SACRAMENTO, Calif. — Tragedy struck a Travis Air Force Base air show Sunday afternoon when a biplane crashed while performing aerobatics, killing the pilot, forcing an abrupt end to the event and raising questions about how emergency crews responded to the crash.

Veteran air show performer Eddie Andreini of Half Moon Bay died in the crash. The 77-year-old Andreini had spent most of his life in a cockpit, the last 30 years piloting his vintage Boeing Super Stearman, a powerhouse 3,100-pound, 500-horsepower biplane that carried him on his final flight. No spectators were hurt in the 2:05 p.m. crash at the base near Fairfield, according to base officials.

“He was flying close to the ground. The aircraft was upside down when it impacted the ground,” said Col. David Mott, commander of the 60th Operations Group at Travis Air Force Base, at a televised news conference on the base. “No one wants to see an incident like this.”

Mott said base officials secured the crash site and were preparing for National Transportation Safety Board investigators. The NTSB will be in charge of the investigation, said Lynn Lunsford, a Federal Aviation Administration spokesman. The FAA was already at Travis, where they will join the NTSB’s team, Lunsford said.

Where emergency crews were stationed at the time of the crash and the amount of time it took for them to respond would be “part of the investigation,” Mott said.

“We set these procedures in place,” Mott told reporters, adding that air traffic controllers and emergency crews were “immediately notified.”

Travis officials extended their condolences in a statement Sunday: “Our thoughts and prayers go out to the family of Eddie Andreini. Our Travis team responded to this tragic incident to ensure the safety of everyone on the installation.”

The two-day “Thunder Over Solano” air show and open house – the first at the Solano County Air Force base in three years – featured military and civilian aircraft, highlighted by the Air Force Thunderbirds demonstration team, and was expected to draw about 100,000 spectators per day.

Sunday was a clear day in Fairfield, and spectators said Andreini was flying the signature performance described by an aviation publication on his website, “… a close show, lots of maneuvers that descend tantalizingly close to the ground.”

“He did some magnificent acrobatics,” said Roger Bockrath of Davis, a retired photojournalist, who was photographing the afternoon show. “That guy knew how to fly an airplane.”

But something went wrong during the finale, an “inverted ribbon pickup,” in which Andreini flies upside down just feet above the tarmac. Bockrath chronicled the routine frame by frame, ending with the crash.
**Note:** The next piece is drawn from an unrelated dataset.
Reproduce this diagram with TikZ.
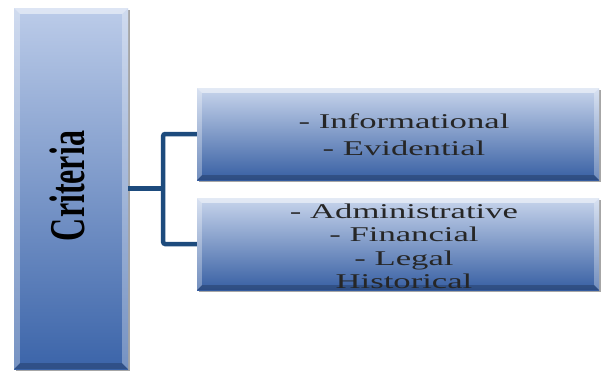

Winds were 10 to 15 knots, gusty at times, the base’s Mott said. The wind was gusty enough, Bockrath said, that Andreini, flying into the wind, passed on two attempts before trying the maneuver an ill-fated third time, hitting the tarmac, then sliding to a stop in an open field.

“He got down too low and hit the tarmac. He skidded about 500 feet and just sat there. The plane was essentially intact, just wrong side down,” Bockrath said.

Bockrath said nearly 2 1/2 minutes, by his camera’s clock, elapsed after the crash before someone appeared with a fire extinguisher. By then, the smoking aircraft was fully involved in flames, he said, the aircraft collapsing under the intense heat. Another 2 1/2 minutes passed, Bockrath said, before the first fire crews arrived.

Witnesses’ photos showed a thick plume of black smoke billowing behind spectators and the collection of military aircraft on display on the Travis flight line. Travis officials stopped the event and led spectators off the base.

Hours later, Bockrath’s anger and frustration had barely subsided.

“He should be in the hospital with second-degree burns and smoke inhalation. Instead, he’s at the coroner’s office,” Bockrath said. “It’s shocking to me how long it took. I’m still rattled by it.”